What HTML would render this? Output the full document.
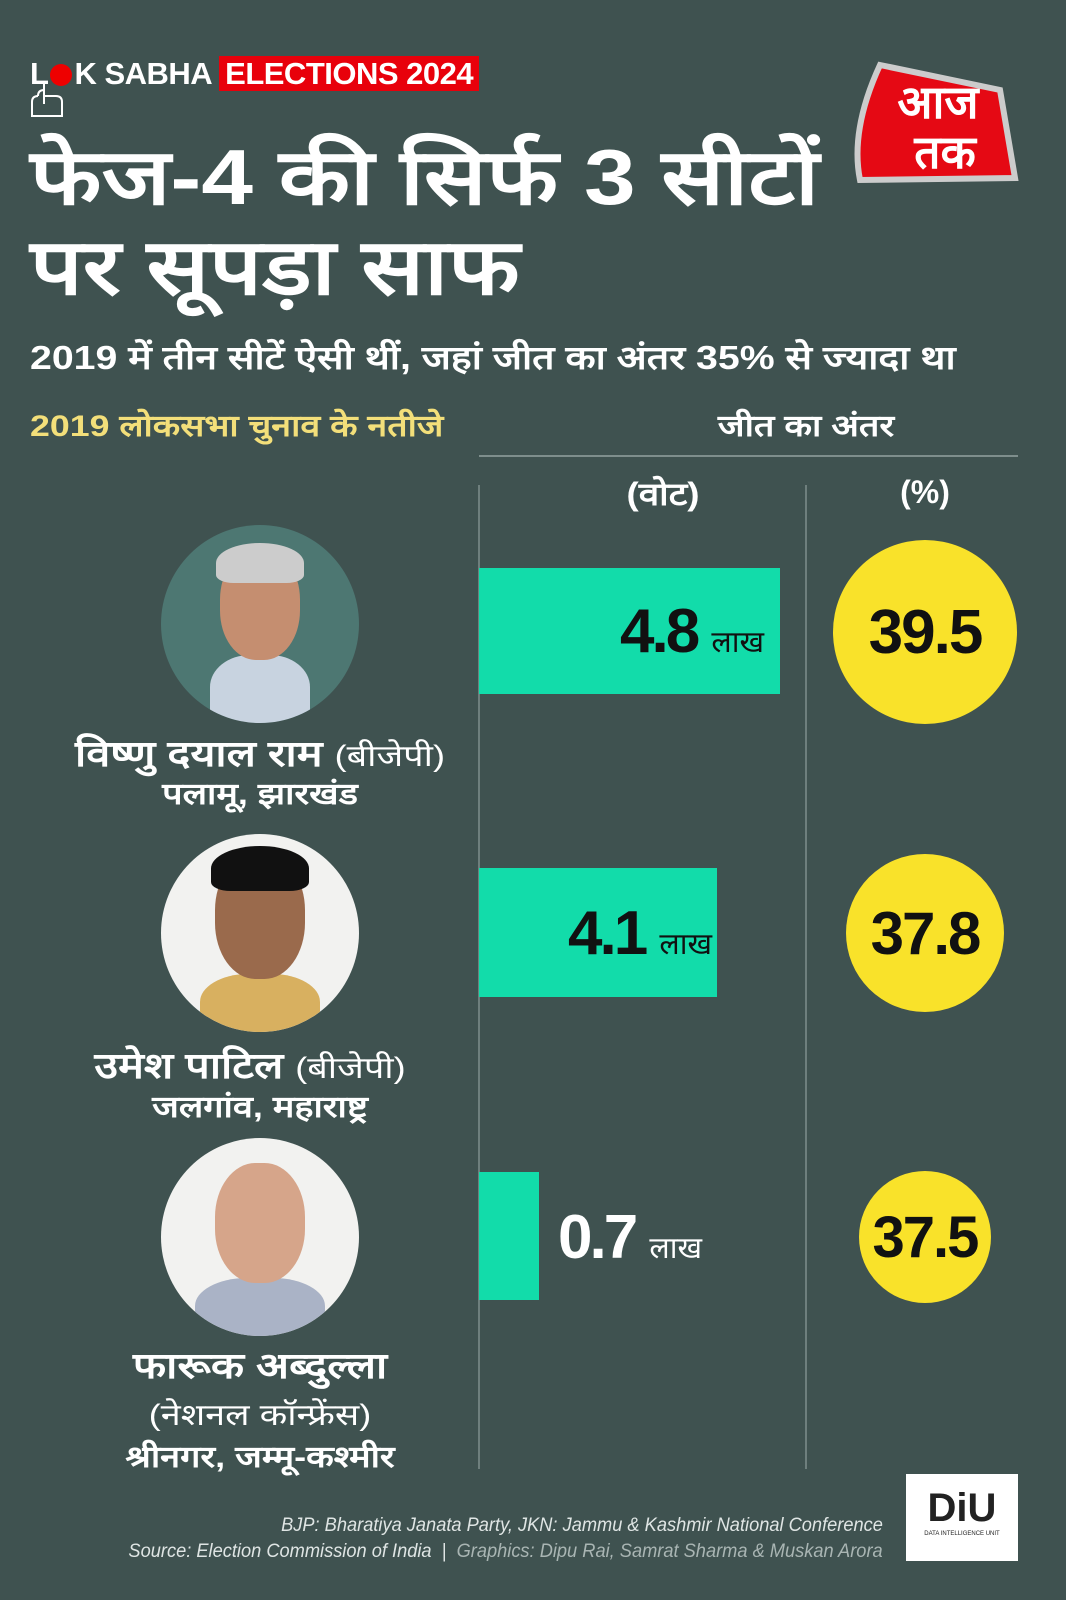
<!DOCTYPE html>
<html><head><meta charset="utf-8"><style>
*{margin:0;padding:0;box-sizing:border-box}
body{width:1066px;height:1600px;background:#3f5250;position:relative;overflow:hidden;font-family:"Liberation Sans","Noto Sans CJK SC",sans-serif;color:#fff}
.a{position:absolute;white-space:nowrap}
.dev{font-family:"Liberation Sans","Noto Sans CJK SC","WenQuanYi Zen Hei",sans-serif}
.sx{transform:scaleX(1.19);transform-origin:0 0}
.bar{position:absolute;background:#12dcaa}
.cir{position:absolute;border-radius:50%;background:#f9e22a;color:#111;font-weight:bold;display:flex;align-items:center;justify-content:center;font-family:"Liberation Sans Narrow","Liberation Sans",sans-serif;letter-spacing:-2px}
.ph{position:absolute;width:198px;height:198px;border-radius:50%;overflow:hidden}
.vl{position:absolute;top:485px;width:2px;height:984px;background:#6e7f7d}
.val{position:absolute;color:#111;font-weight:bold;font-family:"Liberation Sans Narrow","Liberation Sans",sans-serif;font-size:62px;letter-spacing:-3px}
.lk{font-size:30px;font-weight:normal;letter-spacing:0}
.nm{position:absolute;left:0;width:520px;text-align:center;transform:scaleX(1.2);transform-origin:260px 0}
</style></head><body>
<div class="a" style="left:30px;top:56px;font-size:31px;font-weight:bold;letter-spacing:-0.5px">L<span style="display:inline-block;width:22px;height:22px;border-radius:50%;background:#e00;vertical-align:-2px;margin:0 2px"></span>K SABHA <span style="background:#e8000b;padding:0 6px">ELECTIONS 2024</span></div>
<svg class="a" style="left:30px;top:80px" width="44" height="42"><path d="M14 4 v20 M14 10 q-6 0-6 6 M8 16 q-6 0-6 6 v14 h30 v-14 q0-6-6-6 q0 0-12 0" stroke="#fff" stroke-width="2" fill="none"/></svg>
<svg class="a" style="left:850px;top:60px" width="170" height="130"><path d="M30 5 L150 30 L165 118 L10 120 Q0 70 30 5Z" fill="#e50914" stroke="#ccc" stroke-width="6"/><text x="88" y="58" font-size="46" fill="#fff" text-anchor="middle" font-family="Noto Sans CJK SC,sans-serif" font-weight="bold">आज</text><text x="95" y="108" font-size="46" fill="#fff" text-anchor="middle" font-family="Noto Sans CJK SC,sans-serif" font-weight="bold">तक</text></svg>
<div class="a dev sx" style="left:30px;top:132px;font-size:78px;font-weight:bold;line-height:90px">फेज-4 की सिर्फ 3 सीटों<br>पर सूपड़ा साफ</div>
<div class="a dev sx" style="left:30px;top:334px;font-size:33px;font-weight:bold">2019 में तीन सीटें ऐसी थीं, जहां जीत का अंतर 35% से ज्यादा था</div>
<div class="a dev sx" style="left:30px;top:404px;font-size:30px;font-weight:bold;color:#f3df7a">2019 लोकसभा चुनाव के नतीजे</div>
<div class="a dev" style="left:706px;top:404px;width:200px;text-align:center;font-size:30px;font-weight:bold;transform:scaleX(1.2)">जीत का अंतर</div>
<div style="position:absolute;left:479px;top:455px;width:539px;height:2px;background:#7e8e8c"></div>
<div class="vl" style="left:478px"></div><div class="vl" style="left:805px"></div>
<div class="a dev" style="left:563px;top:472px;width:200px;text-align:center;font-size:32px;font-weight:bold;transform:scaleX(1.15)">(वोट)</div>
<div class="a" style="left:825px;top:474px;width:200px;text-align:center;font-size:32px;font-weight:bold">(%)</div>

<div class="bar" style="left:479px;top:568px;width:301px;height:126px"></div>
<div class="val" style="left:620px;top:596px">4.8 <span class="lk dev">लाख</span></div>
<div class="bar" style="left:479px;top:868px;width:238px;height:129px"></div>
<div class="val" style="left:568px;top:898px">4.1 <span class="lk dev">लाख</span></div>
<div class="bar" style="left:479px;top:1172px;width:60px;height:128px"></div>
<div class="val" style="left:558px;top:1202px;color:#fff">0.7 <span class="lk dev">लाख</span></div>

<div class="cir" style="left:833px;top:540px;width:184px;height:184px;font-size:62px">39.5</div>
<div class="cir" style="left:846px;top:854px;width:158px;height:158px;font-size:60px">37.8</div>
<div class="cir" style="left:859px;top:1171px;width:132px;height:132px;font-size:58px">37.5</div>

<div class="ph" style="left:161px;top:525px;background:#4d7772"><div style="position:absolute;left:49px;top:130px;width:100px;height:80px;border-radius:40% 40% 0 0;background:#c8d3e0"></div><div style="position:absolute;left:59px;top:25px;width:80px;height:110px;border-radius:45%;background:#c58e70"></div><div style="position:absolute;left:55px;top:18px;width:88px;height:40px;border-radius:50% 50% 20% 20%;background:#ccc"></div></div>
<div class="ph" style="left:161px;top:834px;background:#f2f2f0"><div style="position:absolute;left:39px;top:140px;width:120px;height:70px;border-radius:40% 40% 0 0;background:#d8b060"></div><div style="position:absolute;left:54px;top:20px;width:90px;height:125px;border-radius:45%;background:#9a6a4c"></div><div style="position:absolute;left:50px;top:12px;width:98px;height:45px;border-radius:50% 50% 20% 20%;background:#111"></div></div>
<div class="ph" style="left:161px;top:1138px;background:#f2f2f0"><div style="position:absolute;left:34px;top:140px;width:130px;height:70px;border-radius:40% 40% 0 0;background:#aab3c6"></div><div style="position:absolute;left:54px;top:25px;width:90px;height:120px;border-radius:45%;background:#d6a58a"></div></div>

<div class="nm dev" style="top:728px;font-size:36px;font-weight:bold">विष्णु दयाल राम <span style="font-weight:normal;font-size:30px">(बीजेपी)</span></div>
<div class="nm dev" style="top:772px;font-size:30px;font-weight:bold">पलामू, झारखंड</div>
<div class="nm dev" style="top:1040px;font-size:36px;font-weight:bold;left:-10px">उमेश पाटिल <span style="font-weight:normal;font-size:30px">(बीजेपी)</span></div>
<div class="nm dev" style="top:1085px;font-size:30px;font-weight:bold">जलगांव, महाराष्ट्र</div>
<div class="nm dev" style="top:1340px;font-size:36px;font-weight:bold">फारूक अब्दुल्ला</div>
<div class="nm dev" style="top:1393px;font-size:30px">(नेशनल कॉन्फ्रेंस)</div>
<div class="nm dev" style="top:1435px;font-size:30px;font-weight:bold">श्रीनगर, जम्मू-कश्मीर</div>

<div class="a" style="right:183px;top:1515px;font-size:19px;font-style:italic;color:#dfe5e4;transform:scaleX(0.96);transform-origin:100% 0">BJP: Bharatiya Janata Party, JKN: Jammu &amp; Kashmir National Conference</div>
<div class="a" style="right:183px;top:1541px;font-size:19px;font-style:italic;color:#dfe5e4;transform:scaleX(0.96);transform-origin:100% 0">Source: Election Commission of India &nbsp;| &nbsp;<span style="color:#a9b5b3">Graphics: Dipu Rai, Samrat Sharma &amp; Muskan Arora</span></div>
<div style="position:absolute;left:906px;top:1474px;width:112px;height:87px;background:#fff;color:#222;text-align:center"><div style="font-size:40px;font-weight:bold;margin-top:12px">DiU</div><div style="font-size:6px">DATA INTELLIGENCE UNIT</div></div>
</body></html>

○ ○ ○ ○ ○

# [Work instructions]
Your task is to repeat the material above exactly, without its pictures.

# [Problem solution]
What HTML would render this? Output the full document.
<!DOCTYPE html>
<html><head><meta charset="utf-8"><style>
*{margin:0;padding:0;box-sizing:border-box}
body{width:1066px;height:1600px;background:#3f5250;position:relative;overflow:hidden;font-family:"Liberation Sans","Noto Sans CJK SC",sans-serif;color:#fff}
.a{position:absolute;white-space:nowrap}
.dev{font-family:"Liberation Sans","Noto Sans CJK SC","WenQuanYi Zen Hei",sans-serif}
.sx{transform:scaleX(1.19);transform-origin:0 0}
.bar{position:absolute;background:#12dcaa}
.cir{position:absolute;border-radius:50%;background:#f9e22a;color:#111;font-weight:bold;display:flex;align-items:center;justify-content:center;font-family:"Liberation Sans Narrow","Liberation Sans",sans-serif;letter-spacing:-2px}
.ph{position:absolute;width:198px;height:198px;border-radius:50%;overflow:hidden}
.vl{position:absolute;top:485px;width:2px;height:984px;background:#6e7f7d}
.val{position:absolute;color:#111;font-weight:bold;font-family:"Liberation Sans Narrow","Liberation Sans",sans-serif;font-size:62px;letter-spacing:-3px}
.lk{font-size:30px;font-weight:normal;letter-spacing:0}
.nm{position:absolute;left:0;width:520px;text-align:center;transform:scaleX(1.2);transform-origin:260px 0}
</style></head><body>
<div class="a" style="left:30px;top:56px;font-size:31px;font-weight:bold;letter-spacing:-0.5px">L<span style="display:inline-block;width:22px;height:22px;border-radius:50%;background:#e00;vertical-align:-2px;margin:0 2px"></span>K SABHA <span style="background:#e8000b;padding:0 6px">ELECTIONS 2024</span></div>
<svg class="a" style="left:30px;top:80px" width="44" height="42"><path d="M14 4 v20 M14 10 q-6 0-6 6 M8 16 q-6 0-6 6 v14 h30 v-14 q0-6-6-6 q0 0-12 0" stroke="#fff" stroke-width="2" fill="none"/></svg>
<svg class="a" style="left:850px;top:60px" width="170" height="130"><path d="M30 5 L150 30 L165 118 L10 120 Q0 70 30 5Z" fill="#e50914" stroke="#ccc" stroke-width="6"/><text x="88" y="58" font-size="46" fill="#fff" text-anchor="middle" font-family="Noto Sans CJK SC,sans-serif" font-weight="bold">आज</text><text x="95" y="108" font-size="46" fill="#fff" text-anchor="middle" font-family="Noto Sans CJK SC,sans-serif" font-weight="bold">तक</text></svg>
<div class="a dev sx" style="left:30px;top:132px;font-size:78px;font-weight:bold;line-height:90px">फेज-4 की सिर्फ 3 सीटों<br>पर सूपड़ा साफ</div>
<div class="a dev sx" style="left:30px;top:334px;font-size:33px;font-weight:bold">2019 में तीन सीटें ऐसी थीं, जहां जीत का अंतर 35% से ज्यादा था</div>
<div class="a dev sx" style="left:30px;top:404px;font-size:30px;font-weight:bold;color:#f3df7a">2019 लोकसभा चुनाव के नतीजे</div>
<div class="a dev" style="left:706px;top:404px;width:200px;text-align:center;font-size:30px;font-weight:bold;transform:scaleX(1.2)">जीत का अंतर</div>
<div style="position:absolute;left:479px;top:455px;width:539px;height:2px;background:#7e8e8c"></div>
<div class="vl" style="left:478px"></div><div class="vl" style="left:805px"></div>
<div class="a dev" style="left:563px;top:472px;width:200px;text-align:center;font-size:32px;font-weight:bold;transform:scaleX(1.15)">(वोट)</div>
<div class="a" style="left:825px;top:474px;width:200px;text-align:center;font-size:32px;font-weight:bold">(%)</div>

<div class="bar" style="left:479px;top:568px;width:301px;height:126px"></div>
<div class="val" style="left:620px;top:596px">4.8 <span class="lk dev">लाख</span></div>
<div class="bar" style="left:479px;top:868px;width:238px;height:129px"></div>
<div class="val" style="left:568px;top:898px">4.1 <span class="lk dev">लाख</span></div>
<div class="bar" style="left:479px;top:1172px;width:60px;height:128px"></div>
<div class="val" style="left:558px;top:1202px;color:#fff">0.7 <span class="lk dev">लाख</span></div>

<div class="cir" style="left:833px;top:540px;width:184px;height:184px;font-size:62px">39.5</div>
<div class="cir" style="left:846px;top:854px;width:158px;height:158px;font-size:60px">37.8</div>
<div class="cir" style="left:859px;top:1171px;width:132px;height:132px;font-size:58px">37.5</div>

<div class="ph" style="left:161px;top:525px;background:#4d7772"><div style="position:absolute;left:49px;top:130px;width:100px;height:80px;border-radius:40% 40% 0 0;background:#c8d3e0"></div><div style="position:absolute;left:59px;top:25px;width:80px;height:110px;border-radius:45%;background:#c58e70"></div><div style="position:absolute;left:55px;top:18px;width:88px;height:40px;border-radius:50% 50% 20% 20%;background:#ccc"></div></div>
<div class="ph" style="left:161px;top:834px;background:#f2f2f0"><div style="position:absolute;left:39px;top:140px;width:120px;height:70px;border-radius:40% 40% 0 0;background:#d8b060"></div><div style="position:absolute;left:54px;top:20px;width:90px;height:125px;border-radius:45%;background:#9a6a4c"></div><div style="position:absolute;left:50px;top:12px;width:98px;height:45px;border-radius:50% 50% 20% 20%;background:#111"></div></div>
<div class="ph" style="left:161px;top:1138px;background:#f2f2f0"><div style="position:absolute;left:34px;top:140px;width:130px;height:70px;border-radius:40% 40% 0 0;background:#aab3c6"></div><div style="position:absolute;left:54px;top:25px;width:90px;height:120px;border-radius:45%;background:#d6a58a"></div></div>

<div class="nm dev" style="top:728px;font-size:36px;font-weight:bold">विष्णु दयाल राम <span style="font-weight:normal;font-size:30px">(बीजेपी)</span></div>
<div class="nm dev" style="top:772px;font-size:30px;font-weight:bold">पलामू, झारखंड</div>
<div class="nm dev" style="top:1040px;font-size:36px;font-weight:bold;left:-10px">उमेश पाटिल <span style="font-weight:normal;font-size:30px">(बीजेपी)</span></div>
<div class="nm dev" style="top:1085px;font-size:30px;font-weight:bold">जलगांव, महाराष्ट्र</div>
<div class="nm dev" style="top:1340px;font-size:36px;font-weight:bold">फारूक अब्दुल्ला</div>
<div class="nm dev" style="top:1393px;font-size:30px">(नेशनल कॉन्फ्रेंस)</div>
<div class="nm dev" style="top:1435px;font-size:30px;font-weight:bold">श्रीनगर, जम्मू-कश्मीर</div>

<div class="a" style="right:183px;top:1515px;font-size:19px;font-style:italic;color:#dfe5e4;transform:scaleX(0.96);transform-origin:100% 0">BJP: Bharatiya Janata Party, JKN: Jammu &amp; Kashmir National Conference</div>
<div class="a" style="right:183px;top:1541px;font-size:19px;font-style:italic;color:#dfe5e4;transform:scaleX(0.96);transform-origin:100% 0">Source: Election Commission of India &nbsp;| &nbsp;<span style="color:#a9b5b3">Graphics: Dipu Rai, Samrat Sharma &amp; Muskan Arora</span></div>
<div style="position:absolute;left:906px;top:1474px;width:112px;height:87px;background:#fff;color:#222;text-align:center"><div style="font-size:40px;font-weight:bold;margin-top:12px">DiU</div><div style="font-size:6px">DATA INTELLIGENCE UNIT</div></div>
</body></html>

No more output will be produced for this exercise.